──────── Given information

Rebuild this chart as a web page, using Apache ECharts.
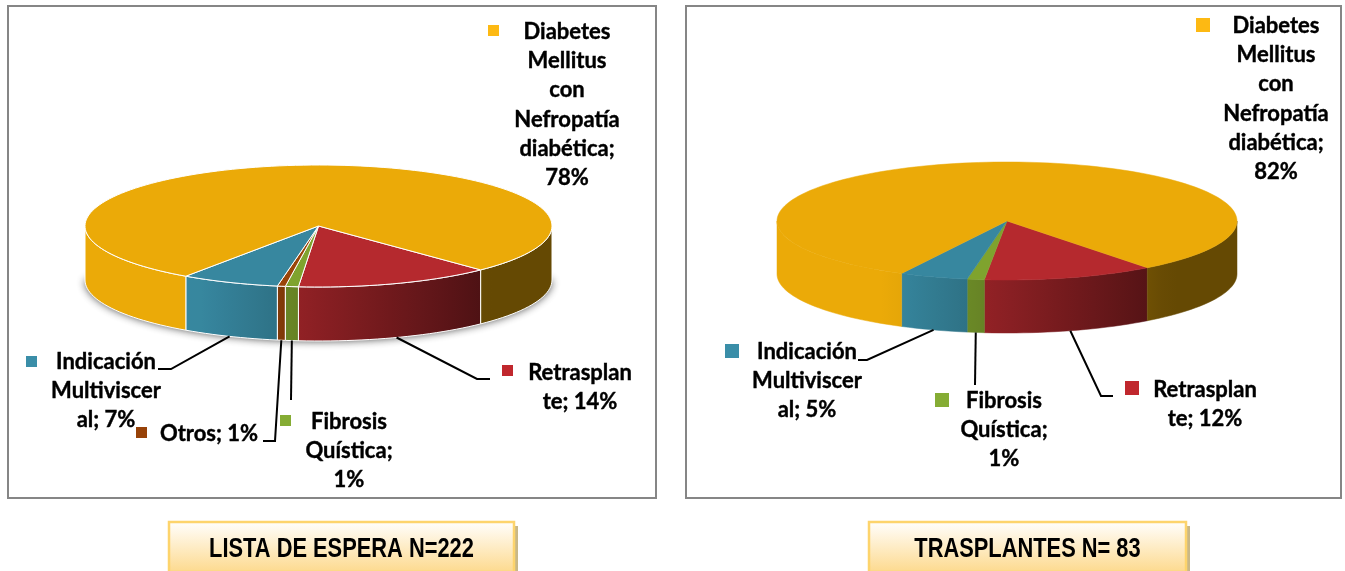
<!DOCTYPE html>
<html>
<head>
<meta charset="utf-8">
<title>Lista de espera y trasplantes</title>
<script src="https://cdn.jsdelivr.net/npm/echarts@6/dist/echarts.min.js"></script>
<style>
  html, body { margin: 0; padding: 0; background: #fff; }
  #chart { width: 1345px; height: 571px; }
</style>
</head>
<body>
<div id="chart"></div>
<script>
// clockwise from the first slice: Retrasplante, Fibrosis, Otros, Indicacion, Diabetes
var listaValues = [13.6, 0.9, 0.55, 6.8, 78.2];
var listaLabels = ['Retrasplan\nte; 14%', 'Fibrosis\nQuística;\n1%', 'Otros; 1%', 'Indicación\nMultiviscer\nal; 7%', 'Diabetes\nMellitus\ncon\nNefropatía\ndiabética;\n78%'];
var listaColors = ['#b5292e', '#7fa32e', '#9a4509', '#37879f', '#ebaa08'];
var listaTitle = 'LISTA DE ESPERA N=222';

var trasplantesValues = [12, 1.2, 4.8, 81.9];
var trasplantesLabels = ['Retrasplan\nte; 12%', 'Fibrosis\nQuística;\n1%', 'Indicación\nMultiviscer\nal; 5%', 'Diabetes\nMellitus\ncon\nNefropatía\ndiabética;\n82%'];
var trasplantesColors = ['#b5292e', '#7fa32e', '#37879f', '#ebaa08'];
var trasplantesTitle = 'TRASPLANTES N= 83';

var FONT = 'Lato';
var RAD = Math.PI / 180;

// layout of each pie and its labels, [x, y] are page pixels
var listaLayout = {
  cx: 318.5, cy: 226, rx: 233.5, ry: 61, depth: 54, start: 46, edge: true, shadow: true, swatch: 11,
  swatchColors: ['#c0272d', '#85ac34', '#974208', '#3a8ea8', '#fdb913'],
  labels: [
    { x: 580, y: 358, sw: [502, 365], elbow: [[477, 379], [490, 379]] },
    { x: 349, y: 407, sw: [280, 415], elbow: [[291, 400]] },
    { x: 209, y: 419, sw: [136, 427], elbow: [[275, 441], [263, 441]] },
    { x: 106, y: 347, sw: [26, 356], elbow: [[171, 369], [158, 369]] },
    { x: 567, y: 17, sw: [488, 25] }
  ]
};
var trasplantesLayout = {
  cx: 1007, cy: 221, rx: 230, ry: 59, depth: 53, start: 52.4, edge: false, shadow: false, swatch: 14,
  swatchColors: ['#c0272d', '#85ac34', '#3a8ea8', '#fdb913'],
  labels: [
    { x: 1205, y: 375, sw: [1125, 381], elbow: [[1101, 396], [1113, 396]] },
    { x: 1004, y: 386, sw: [935, 393], elbow: [[975, 385]] },
    { x: 807, y: 337, sw: [725, 344], elbow: [[867, 360], [858, 360]] },
    { x: 1276, y: 11, sw: [1196, 18] }
  ]
};

function ellipsePoints(lay, t0, t1, dy) {
  var pts = [];
  var n = Math.max(2, Math.ceil(Math.abs(t1 - t0) / 2));
  for (var i = 0; i <= n; i++) {
    var t = (t0 + (t1 - t0) * i / n) * RAD;
    pts.push([lay.cx + lay.rx * Math.cos(t), lay.cy + dy + lay.ry * Math.sin(t)]);
  }
  return pts;
}

function shadeColor(hex, k) {
  var c = parseInt(hex.slice(1), 16);
  var r = Math.round((c >> 16 & 255) * k);
  var g = Math.round((c >> 8 & 255) * k);
  var b = Math.round((c & 255) * k);
  return 'rgb(' + r + ',' + g + ',' + b + ')';
}

// the side gets darker towards the right, like the excel lighting
function sideShade(lay, x) {
  var u = (x - lay.cx) / lay.rx;
  return Math.min(1, Math.max(0.43, 0.76 - 0.47 * u));
}

function sideFill(lay, color, t0, t1) {
  var x0 = lay.cx + lay.rx * Math.cos(t0 * RAD);
  var x1 = lay.cx + lay.rx * Math.cos(t1 * RAD);
  var left = Math.min(x0, x1), right = Math.max(x0, x1);
  var stops = [];
  for (var i = 0; i <= 6; i++) {
    stops.push({ offset: i / 6, color: shadeColor(color, sideShade(lay, left + (right - left) * i / 6)) });
  }
  return new echarts.graphic.LinearGradient(0, 0, 1, 0, stops);
}

function pieItem(values, labels, colors, lay) {
  var total = values.reduce(function (a, b) { return a + b; }, 0);
  return function (params, api) {
    var idx = params.dataIndex;
    var before = 0;
    for (var i = 0; i < idx; i++) before += values[i];
    var t0 = lay.start + before / total * 360;
    var t1 = t0 + api.value(0) / total * 360;
    var mid = (t0 + t1) / 2;
    var children = [];

    // shadow only shows under the lower half, drawn once
    if (idx === 0 && lay.shadow) {
      children.push({
        type: 'polygon', z2: 0,
        shape: { points: ellipsePoints(lay, 0, 180, lay.depth) },
        style: { fill: '#bbb', shadowBlur: 9, shadowColor: 'rgba(60,60,60,0.95)', shadowOffsetY: 0 }
      });
    }

    // visible part of the side: 0-180 and 360-540 in ellipse angle
    [[0, 180], [360, 540]].forEach(function (win) {
      var a = Math.max(t0, win[0]), b = Math.min(t1, win[1]);
      if (b <= a) return;
      var pts = ellipsePoints(lay, a, b, 0).concat(ellipsePoints(lay, b, a, lay.depth));
      var fill = sideFill(lay, colors[idx], a, b);
      children.push({
        type: 'polygon', z2: 1,
        shape: { points: pts },
        style: { fill: fill, stroke: lay.edge ? '#fff' : fill, lineWidth: lay.edge ? 1 : 0.5 }
      });
    });

    // top face
    children.push({
      type: 'polygon', z2: 2,
      shape: { points: [[lay.cx, lay.cy]].concat(ellipsePoints(lay, t0, t1, 0)) },
      style: { fill: colors[idx], stroke: lay.edge ? '#fff' : colors[idx], lineWidth: lay.edge ? 1 : 0.5 }
    });

    var lab = lay.labels[idx];
    if (lab.elbow) {
      var startX = lay.cx + lay.rx * Math.cos(mid * RAD);
      var startY = lay.cy + lay.depth + lay.ry * Math.sin(mid * RAD);
      children.push({
        type: 'polyline', z2: 3,
        shape: { points: [[startX, startY]].concat(lab.elbow) },
        style: { fill: null, stroke: '#000', lineWidth: 2 }
      });
    }
    children.push({
      type: 'rect', z2: 4,
      shape: { x: lab.sw[0], y: lab.sw[1], width: lay.swatch, height: lay.swatch },
      style: { fill: lay.swatchColors[idx] }
    });
    children.push({
      type: 'text', z2: 5,
      style: {
        text: labels[idx], x: lab.x, y: lab.y, align: 'center', verticalAlign: 'top',
        fontFamily: FONT, fontWeight: 'bold', fontSize: 22, lineHeight: 29.3, fill: '#000',
        stroke: '#000', lineWidth: 0.4
      }
    });
    return { type: 'group', children: children };
  };
}

function frame(x, y, w, h) {
  return { type: 'rect', silent: true, z: 0, shape: { x: x, y: y, width: w, height: h }, style: { fill: '#fff', stroke: '#868686', lineWidth: 2 } };
}

function titleBox(x, y, w, h, text) {
  return {
    type: 'group', silent: true, z: 0,
    children: [
      { type: 'rect', shape: { x: x + 4, y: y + 4, width: w, height: h }, style: { fill: '#c9b887' } },
      {
        type: 'rect', shape: { x: x, y: y, width: w, height: h },
        style: {
          fill: new echarts.graphic.LinearGradient(0, 0, 0, 1, [
            { offset: 0, color: '#ffffff' },
            { offset: 1, color: '#fdd98c' }
          ]),
          stroke: '#fdd46c', lineWidth: 2.5
        }
      },
      {
        // no narrow font installed, so squeeze the text
        type: 'text',
        x: x + w / 2, y: y + h / 2 + 2, scaleX: 0.78,
        style: {
          text: text, x: 0, y: 0, align: 'center', verticalAlign: 'middle',
          fontFamily: '"Liberation Sans"', fontWeight: 'bold', fontSize: 28, fill: '#000'
        }
      }
    ]
  };
}

var chart = echarts.init(document.getElementById('chart'), null, { renderer: 'canvas' });
chart.setOption({
  animation: false,
  backgroundColor: '#fff',
  graphic: [
    frame(8, 6, 648, 492),
    frame(686, 6, 655, 492),
    titleBox(169, 522, 345, 50, listaTitle),
    titleBox(869, 522, 317, 50, trasplantesTitle)
  ],
  series: [
    {
      type: 'custom', coordinateSystem: 'none', silent: true, z: 5,
      renderItem: pieItem(listaValues, listaLabels, listaColors, listaLayout),
      data: listaValues.map(function (v) { return [v]; })
    },
    {
      type: 'custom', coordinateSystem: 'none', silent: true, z: 5,
      renderItem: pieItem(trasplantesValues, trasplantesLabels, trasplantesColors, trasplantesLayout),
      data: trasplantesValues.map(function (v) { return [v]; })
    }
  ]
});
</script>
</body>
</html>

────────────────

> Challenge:
Look at the listing and set down only the lines from its start through the line with "var RAD = Math.PI / 180;", word for word and without pictures.

> Answer:
Rebuild this chart as a web page, using Apache ECharts.
<!DOCTYPE html>
<html>
<head>
<meta charset="utf-8">
<title>Lista de espera y trasplantes</title>
<script src="https://cdn.jsdelivr.net/npm/echarts@6/dist/echarts.min.js"></script>
<style>
  html, body { margin: 0; padding: 0; background: #fff; }
  #chart { width: 1345px; height: 571px; }
</style>
</head>
<body>
<div id="chart"></div>
<script>
// clockwise from the first slice: Retrasplante, Fibrosis, Otros, Indicacion, Diabetes
var listaValues = [13.6, 0.9, 0.55, 6.8, 78.2];
var listaLabels = ['Retrasplan\nte; 14%', 'Fibrosis\nQuística;\n1%', 'Otros; 1%', 'Indicación\nMultiviscer\nal; 7%', 'Diabetes\nMellitus\ncon\nNefropatía\ndiabética;\n78%'];
var listaColors = ['#b5292e', '#7fa32e', '#9a4509', '#37879f', '#ebaa08'];
var listaTitle = 'LISTA DE ESPERA N=222';

var trasplantesValues = [12, 1.2, 4.8, 81.9];
var trasplantesLabels = ['Retrasplan\nte; 12%', 'Fibrosis\nQuística;\n1%', 'Indicación\nMultiviscer\nal; 5%', 'Diabetes\nMellitus\ncon\nNefropatía\ndiabética;\n82%'];
var trasplantesColors = ['#b5292e', '#7fa32e', '#37879f', '#ebaa08'];
var trasplantesTitle = 'TRASPLANTES N= 83';

var FONT = 'Lato';
var RAD = Math.PI / 180;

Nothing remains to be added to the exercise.